(1)夏の無理なダイエットは禁物…猛暑疲れに拍車をかける
「間違ったダイエットは栄養バランスを崩し、健康や美容にも悪く、“猛暑疲れ”に拍車をかけます。ただでさえ、日本の女性はやせ過ぎ。この時期の無理なダイエットはお勧めできません」(矢端医師)
実際、日本女性は先進国でも低体重の割合が高く、20代の20~25%が低体重といわれています。実は今、若い女性の低体重に医療界から心配の声が上がっているのです。
今年4月、日本肥満学会は閉経前の女性の低体重、低栄養を病的な状態、症候群と位置づけるという声明を出しました。
新しい症候群の名称は「女性の低体重/低栄養症候群」(FUS)で、低体重や低栄養が女性の健康を害する要因であると明言しています(「閉経前までの成人女性における低体重や低栄養による健康課題-新たな症候群の確立について-」日本肥満学会・女性の低体重/低栄養症候群ワーキンググループ)。
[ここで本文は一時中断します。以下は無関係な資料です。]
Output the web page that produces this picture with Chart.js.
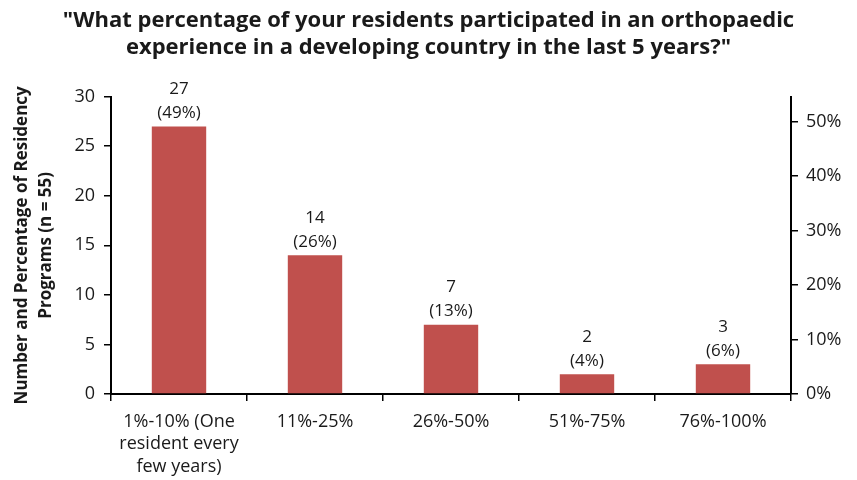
<!DOCTYPE html>
<html>
<head>
<meta charset="utf-8">
<script src="https://cdn.jsdelivr.net/npm/chart.js@4.4.0/dist/chart.umd.min.js"></script>
<style>
  html, body { margin: 0; padding: 0; background: #fff; }
  #wrap { width: 857px; height: 480px; }
</style>
</head>
<body>
<div id="wrap"><canvas id="chart" width="857" height="480"></canvas></div>
<script>
// data
const categories = [
    ['1%-10% (One', 'resident every', 'few years)'],
    '11%-25%',
    '26%-50%',
    '51%-75%',
    '76%-100%'
];
const counts = [27, 14, 7, 2, 3];
const percentLabels = ['49%', '26%', '13%', '4%', '6%'];
const totalPrograms = 55;
const countTicks = [0, 5, 10, 15, 20, 25, 30];
const percentTicks = [0, 10, 20, 30, 40, 50];

const FONT = '"Open Sans", Lato, sans-serif';
const TEXT = '#1a1a1a';

// draws "27" / "(49%)" above each bar
const barLabels = {
    id: 'barLabels',
    afterDatasetsDraw(chart) {
        const ctx = chart.ctx;
        const meta = chart.getDatasetMeta(0);
        ctx.save();
        ctx.font = '17px ' + FONT;
        ctx.fillStyle = TEXT;
        ctx.textAlign = 'center';
        ctx.textBaseline = 'middle';
        meta.data.forEach((bar, i) => {
            ctx.fillText('(' + percentLabels[i] + ')', bar.x, bar.y - 13);
            ctx.fillText(String(counts[i]), bar.x, bar.y - 37);
        });
        ctx.restore();
    }
};

new Chart(document.getElementById('chart').getContext('2d'), {
    type: 'bar',
    data: {
        labels: categories,
        datasets: [{
            data: counts,
            backgroundColor: '#C0504D',
            borderWidth: 0,
            barPercentage: 0.4,
            categoryPercentage: 1.0,
            yAxisID: 'y'
        }]
    },
    options: {
        responsive: false,
        animation: false,
        layout: { padding: { left: 0, right: 0, top: 4, bottom: 0 } },
        plugins: {
            legend: { display: false },
            tooltip: { enabled: false },
            title: {
                display: true,
                text: ['"What percentage of your residents participated in an orthopaedic',
                       'experience in a developing country in the last 5 years?"'],
                color: TEXT,
                font: { family: FONT, size: 22, weight: 'bold', lineHeight: 1.22 },
                padding: { top: 3, bottom: 36 }
            }
        },
        scales: {
            x: {
                grid: {
                    offset: true,
                    drawOnChartArea: false,
                    color: '#000',
                    lineWidth: 1.5,
                    tickLength: 7
                },
                border: { color: '#000', width: 2 },
                ticks: {
                    color: TEXT,
                    font: { family: FONT, size: 18, lineHeight: 1.27 },
                    maxRotation: 0,
                    autoSkip: false,
                    padding: 9
                },
                afterFit(scale) { scale.height = 86; }
            },
            y: {
                position: 'left',
                min: 0,
                max: 30,
                afterBuildTicks(scale) { scale.ticks = countTicks.map(v => ({ value: v })); },
                grid: {
                    drawOnChartArea: false,
                    color: '#000',
                    lineWidth: 1.5,
                    tickLength: 7
                },
                border: { color: '#000', width: 2 },
                ticks: {
                    color: TEXT,
                    font: { family: FONT, size: 18 },
                    padding: 9
                },
                title: {
                    display: true,
                    text: ['Number and Percentage of Residency', 'Programs (n = 55)'],
                    color: TEXT,
                    font: { family: FONT, size: 17, weight: 'bold', lineHeight: 1.4 },
                    padding: { top: 10, bottom: 4 }
                },
                afterFit(scale) { scale.width = 111; }
            },
            y1: {
                display: true,
                position: 'right',
                min: 0,
                max: 30 / totalPrograms * 100,
                afterBuildTicks(scale) { scale.ticks = percentTicks.map(v => ({ value: v })); },
                grid: {
                    drawOnChartArea: false,
                    color: '#000',
                    lineWidth: 1.5,
                    tickLength: 7
                },
                border: { color: '#000', width: 2 },
                ticks: {
                    color: TEXT,
                    font: { family: FONT, size: 18 },
                    padding: 8,
                    callback: v => v + '%'
                },
                afterFit(scale) { scale.width = 66; }
            }
        }
    },
    plugins: [barLabels]
});
</script>
</body>
</html>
このワーキンググループには、他にも、日本骨粗鬆症学会、日本産科婦人科学会、日本小児内分泌学会、日本女性医学学会、日本心理学会が参加しており、医療界あげて低栄養リスクの深刻さを問題視していることがわかります。同学会では低栄養状態になると、ビタミン・ミネラル不足になりやすく、貧血、傷の治りが遅くなる、免疫機能の低下、味覚障害、骨粗しょう症や骨折リスクを招くと注意喚起しています。